Demand for hip and knee replacements is rising at a rate that outpaces the ability of health systems to keep up. The number of joint replacements in 2012 was 15 per cent higher than in 2010 but despite the higher volume and spending, the proportion of procedures that were carried out within the recommended time — 182 days — went down four percentage points from 84 per cent to 80 per cent for hips and from 79 per cent to 75 per cent for knees.

Morris pointed to three possible factors for the increasing demand for joint replacements:

  • Aging population.
  • Growth in health conditions such as obesity and arthritis that drive the need for hip and knee replacements.
  • Technical improvements to the prostheses themselves, which now last longer and are now increasingly being offered to younger patients aged 45 to 54.

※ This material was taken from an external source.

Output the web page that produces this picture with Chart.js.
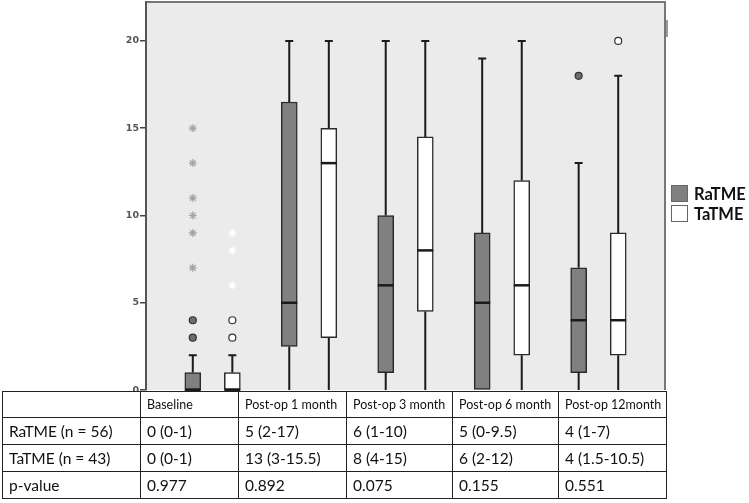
<!DOCTYPE html>
<html>
<head>
<meta charset="utf-8">
<script src="https://cdn.jsdelivr.net/npm/chart.js@4.4.1/dist/chart.umd.min.js"></script>
<style>
  body { margin: 0; background: #fff; font-family: Lato, "Open Sans", sans-serif; }
  #wrap { position: relative; width: 749px; height: 503px; overflow: hidden; }
  #chart { position: absolute; left: 0; top: 0; }
  .legend { position: absolute; left: 671px; font-weight: bold; font-size: 16.5px; color: #111; }
  .legend span.sw { position: absolute; left: 0; width: 15px; height: 15px; border: 1px solid #666; }
  .legend span.tx { position: absolute; left: 23px; top: -1px; white-space: nowrap; }
  table { position: absolute; left: 2px; top: 391px; border-collapse: collapse; color: #111; }
  td { border: 1.5px solid #222; padding: 0 0 0 6px; font-size: 15.5px; height: 26px; text-align: left; }
  tr.head td { font-size: 12.5px; height: 25px; }
</style>
</head>
<body>
<div id="wrap">
  <canvas id="chart" width="749" height="392"></canvas>
  <div class="legend" style="top:185px"><span class="sw" style="background:#808080"></span><span class="tx">RaTME</span></div>
  <div class="legend" style="top:205px"><span class="sw" style="background:#fff"></span><span class="tx">TaTME</span></div>
  <table id="tbl"></table>
</div>
<script>
// ===== data =====
const categories = ['Baseline', 'Post-op 1 month', 'Post-op 3 month', 'Post-op 6 month', 'Post-op 12month'];
const yTicks = [0, 5, 10, 15, 20];

// RaTME box stats
const raMin = [0, 0, 0, 0, 0];
const raQ1 = [0, 2.5, 1, 0, 1];
const raMed = [0, 5, 6, 5, 4];
const raQ3 = [1, 16.5, 10, 9, 7];
const raMax = [2, 20, 20, 19, 13];

// TaTME box stats
const taMin = [0, 0, 0, 0, 0];
const taQ1 = [0, 3, 4.5, 2, 2];
const taMed = [0, 13, 8, 6, 4];
const taQ3 = [1, 15, 14.5, 12, 9];
const taMax = [2, 20, 20, 20, 18];

// outliers: [category index, value]
const raCircles = [[0, 3], [0, 4], [4, 18]];
const raStars = [[0, 7], [0, 9], [0, 10], [0, 11], [0, 13], [0, 15]];
const taCircles = [[0, 3], [0, 4], [4, 20]];
const taStars = [[0, 6], [0, 8], [0, 9]];

// table below the chart
const rowLabels = ['RaTME (n = 56)', 'TaTME (n = 43)', 'p-value'];
const raSummary = ['0 (0-1)', '5 (2-17)', '6 (1-10)', '5 (0-9.5)', '4 (1-7)'];
const taSummary = ['0 (0-1)', '13 (3-15.5)', '8 (4-15)', '6 (2-12)', '4 (1.5-10.5)'];
const pValues = ['0.977', '0.892', '0.075', '0.155', '0.551'];

// ===== layout =====
const OFF = 0.205;      // box offset from group centre (x units)
const BOX_W = 16;
const CAP_W = 8;
const colWidths = [138, 98, 108, 106, 106, 108];

function boxes(q1, q3, shift) {
    return q1.map((v, i) => ({ x: i + shift, y: [v, q3[i]] }));
}
function pts(list, shift) {
    return list.map(([i, v]) => ({ x: i + shift, y: v }));
}

// background + frame
const frame = {
    id: 'frame',
    beforeDraw(chart) {
        const { ctx, chartArea: a } = chart;
        ctx.save();
        ctx.fillStyle = '#ebebeb';
        ctx.fillRect(a.left, a.top, a.right - a.left, a.bottom - a.top);
        ctx.strokeStyle = '#777';
        ctx.lineWidth = 2;
        ctx.beginPath();
        ctx.moveTo(a.left, a.top);
        ctx.lineTo(a.right, a.top);
        ctx.lineTo(a.right, a.bottom);
        ctx.stroke();
        ctx.fillStyle = '#999';
        ctx.fillRect(a.right + 1, 20, 2, 17);
        ctx.restore();
    }
};

// whiskers + medians
const whiskers = {
    id: 'whiskers',
    afterDatasetsDraw(chart) {
        const { ctx, scales: { x, y } } = chart;
        ctx.save();
        ctx.strokeStyle = '#1a1a1a';
        const groups = [
            [raMin, raQ1, raMed, raQ3, raMax, -OFF],
            [taMin, taQ1, taMed, taQ3, taMax, OFF]
        ];
        groups.forEach(([mn, q1, md, q3, mx, shift]) => {
            categories.forEach((c, i) => {
                const px = x.getPixelForValue(i + shift);
                ctx.lineWidth = 2;
                ctx.beginPath();
                if (mx[i] > q3[i]) {
                    ctx.moveTo(px, y.getPixelForValue(q3[i]));
                    ctx.lineTo(px, y.getPixelForValue(mx[i]));
                    ctx.moveTo(px - CAP_W / 2, y.getPixelForValue(mx[i]));
                    ctx.lineTo(px + CAP_W / 2, y.getPixelForValue(mx[i]));
                }
                if (mn[i] < q1[i]) {
                    ctx.moveTo(px, y.getPixelForValue(q1[i]));
                    ctx.lineTo(px, y.getPixelForValue(mn[i]));
                }
                ctx.stroke();
                ctx.lineWidth = 2.5;
                ctx.beginPath();
                ctx.moveTo(px - BOX_W / 2, y.getPixelForValue(md[i]));
                ctx.lineTo(px + BOX_W / 2, y.getPixelForValue(md[i]));
                ctx.stroke();
            });
        });
        ctx.restore();
    }
};

new Chart(document.getElementById('chart').getContext('2d'), {
    type: 'bar',
    data: {
        datasets: [{
            label: 'RaTME',
            data: boxes(raQ1, raQ3, -OFF),
            backgroundColor: '#808080',
            borderColor: '#2a2a2a',
            borderWidth: 1.5,
            borderSkipped: false,
            barThickness: BOX_W,
            grouped: false
        }, {
            label: 'TaTME',
            data: boxes(taQ1, taQ3, OFF),
            backgroundColor: '#ffffff',
            borderColor: '#2a2a2a',
            borderWidth: 1.5,
            borderSkipped: false,
            barThickness: BOX_W,
            grouped: false
        }, {
            type: 'scatter',
            label: 'RaTME outliers',
            data: pts(raCircles, -OFF),
            pointStyle: 'circle',
            radius: 3.5,
            backgroundColor: '#6e6e6e',
            borderColor: '#333',
            borderWidth: 1.2
        }, {
            type: 'scatter',
            label: 'TaTME outliers',
            data: pts(taCircles, OFF),
            pointStyle: 'circle',
            radius: 3.5,
            backgroundColor: '#ffffff',
            borderColor: '#333',
            borderWidth: 1.2
        }, {
            type: 'scatter',
            label: 'RaTME extremes',
            data: pts(raStars, -OFF),
            pointStyle: 'star',
            radius: 4,
            borderColor: '#a3a3a3',
            borderWidth: 1.2
        }, {
            type: 'scatter',
            label: 'TaTME extremes',
            data: pts(taStars, OFF),
            pointStyle: 'star',
            radius: 4,
            borderColor: '#ffffff',
            borderWidth: 1.2
        }]
    },
    options: {
        responsive: false,
        animation: false,
        layout: { autoPadding: false, padding: { top: 2, right: 84, bottom: 1, left: 0 } },
        plugins: { legend: { display: false }, tooltip: { enabled: false } },
        scales: {
            x: {
                type: 'linear',
                offset: false,
                min: -0.69,
                max: 4.69,
                display: false
            },
            y: {
                min: 0,
                max: 22.23,
                afterBuildTicks: (s) => { s.ticks = yTicks.map(v => ({ value: v })); },
                afterFit: (s) => { s.width = 146; },
                ticks: {
                    padding: 1,
                    color: '#555',
                    // small lineHeight keeps the label half-height from shrinking the plot area
                    font: { family: 'DejaVu Sans', size: 9.5, weight: 'bold', lineHeight: 0.2 }
                },
                grid: { drawOnChartArea: false, drawTicks: true, tickLength: 6, color: '#444', lineWidth: 1.5 },
                border: { display: true, color: '#555', width: 2 }
            }
        }
    },
    plugins: [frame, whiskers]
});

// table
const tbl = document.getElementById('tbl');
function addRow(cells, cls) {
    const tr = document.createElement('tr');
    if (cls) tr.className = cls;
    cells.forEach((t, i) => {
        const td = document.createElement('td');
        td.textContent = t;
        td.style.width = (colWidths[i] - 7) + 'px';
        tr.appendChild(td);
    });
    tbl.appendChild(tr);
}
addRow([''].concat(categories), 'head');
addRow([rowLabels[0]].concat(raSummary));
addRow([rowLabels[1]].concat(taSummary));
addRow([rowLabels[2]].concat(pValues));
</script>
</body>
</html>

"We have good information on number of surgeries, we have good info on how long patients wait but what we don't really know across the country is whether a patient actually feels better after the surgery compared to before. So do they have less pain, are they more mobile? There isn't good information Canada-wide on that," Morris said.

The provinces lagging furthest behind were Manitoba, Nova Scotia and P.E.I.  In contrast, in Newfoundland and Labrador, hospitals boosted funding for more joint replacement surgeries in 2012. Alberta also increased the number of patients treated by shortening the hospital stays for patients after surgery from five days to four.

The increase in hip and knee replacements cost provincial health care systems more than $100 million between 2010 and 2012.

"Despite this plateauing of progress in reaching the benchmarks, more than 538,000 Canadians received priority surgical procedures in 2012," the report's authors said.

As the 10-year wait times strategy nears its end in 2014, radiation therapy was the one bright spot — the only area that surpassed the 90 per cent target. About 97 per cent of people with cancer needing radiation received the care within the recommended 28-day period.

Last year, a report from the Wait Time Alliance, which includes the Canadian Medical Association and specialists, also noted an overall trend to longer waits.

The 10-year Health Accord with its annual six per cent escalator in annual funding ends in 2014.